Peugeotowi 508 zarzucono nawet nieaerodynamiczne lusterka boczne, co sprawia, że przy wyższych prędkościach opływające je powietrze wyraźnie szumi. Cóż – jeśli będziecie jeździć zgodnie z przepisami, to nawet na polskich autostradach nie zauważycie tego problemu, a do Niemiec wybierze się takimi samochodami pewnie nie tak znowu wielu polskich klientów. A jeśli nawet, to nie będą się oni wszyscy od razu rozpędzać do Bóg wie jakich szybkości, bo ceny paliwa skutecznie do tego zniechęcają.
Nigdy byście się pewnie nie spodziewali, że „jeśli chodzi o resorowanie, przewaga VW nad rywalami jest bezdyskusyjna”, nie?
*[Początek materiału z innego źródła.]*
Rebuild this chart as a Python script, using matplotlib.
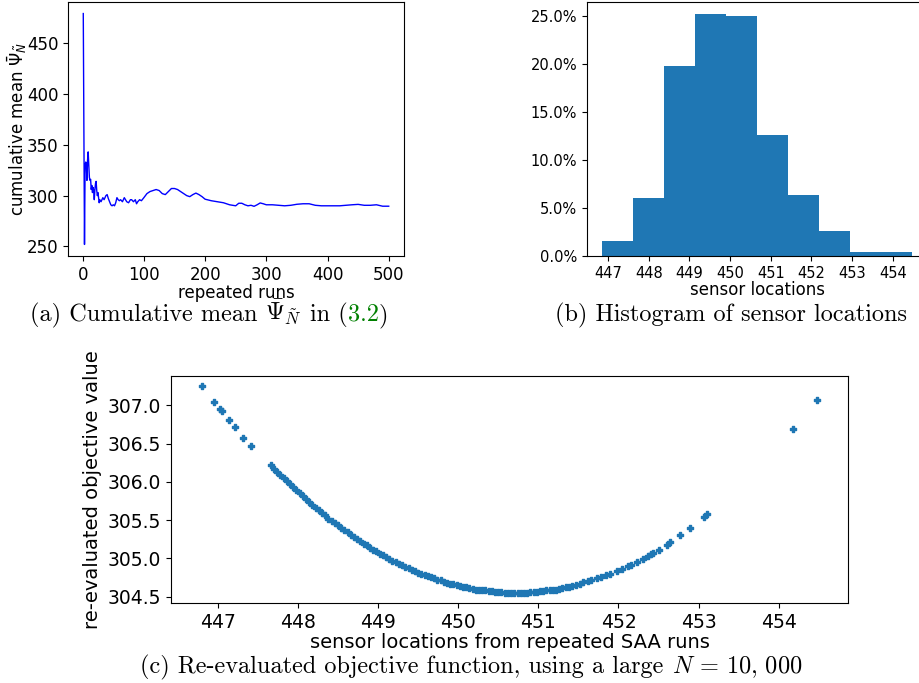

I to mimo opon w „ekstremalnym” rozmiarze 235/45R17. Peugeot „reaguje na nierówności hałaśliwie i podskakując, co bez załadowania jest aż drażniąco zauważalne”. Testowane przez nas auto (wersja GT) miało jeszcze bardziej ekstremalne opony w rozmiarze 235/45R18 i nie mogłem narzekać na hałas i podskakiwanie. Pewnie mieliśmy coś zepsute… ;-)
Silnik 1.6 THP w jego 156-konnej wersji nawet pochwalono, ale za to skrytykowano skrzynię biegów za jej luźną i nieprecyzyjna pracę. Oczywiście nie ma mowy o takich cechach w przypadku tego podzespołu pracującego w Volkswagenie – Passat znowu okazał się idealny :-/
Na co dzień właściwości jezdne wszystkich trzech aut są niezłe, choć – nie zgadniecie – i tak Volkswagen jest lepszy. Ze szczególną ostrością widać to zaś w sytuacjach podbramkowych – wtedy Mazda i Peugeot po prostu tańczą i fruwają składając się w nie wiadomo którą stronę, a pasażerowie szukają torebek na zjedzony wcześniej posiłek. I tak im się one jednak nie przydadzą, bo zaraz wraz z samochodem wylecą z drogi i się zabiją. Przynajmniej tak można wywnioskować z opisu w „Auto Moto”.
Peugeot okazuje się być najtańszą propozycją w porównaniu, ma też w zasadzie najlepsze wyposażenie (choć góruje nad rywalami nieznacznie), zużywa najmniej paliwa, a przy okazji ma też największy zasięg, ale to mu i tak w niczym nie pomaga – 508-ka przegrała porównanie. Uzbierała tylko 304 punkty, o 1 mniej od Mazdy i aż o 22 mniej od cudu znad Renu, a w zasadzie znad Kanału Śródlądowego ;-)
Na stronie 114. znajdziecie jeszcze wzmiankę o reklamie Renault Clio, w której – oprócz samochodu – pojawili się Dita von Tesse i Thierry Henry i to będzie już wszystko, co o samochodach francuskich napisano w majowym wydaniu miesięcznika „Auto Moto”.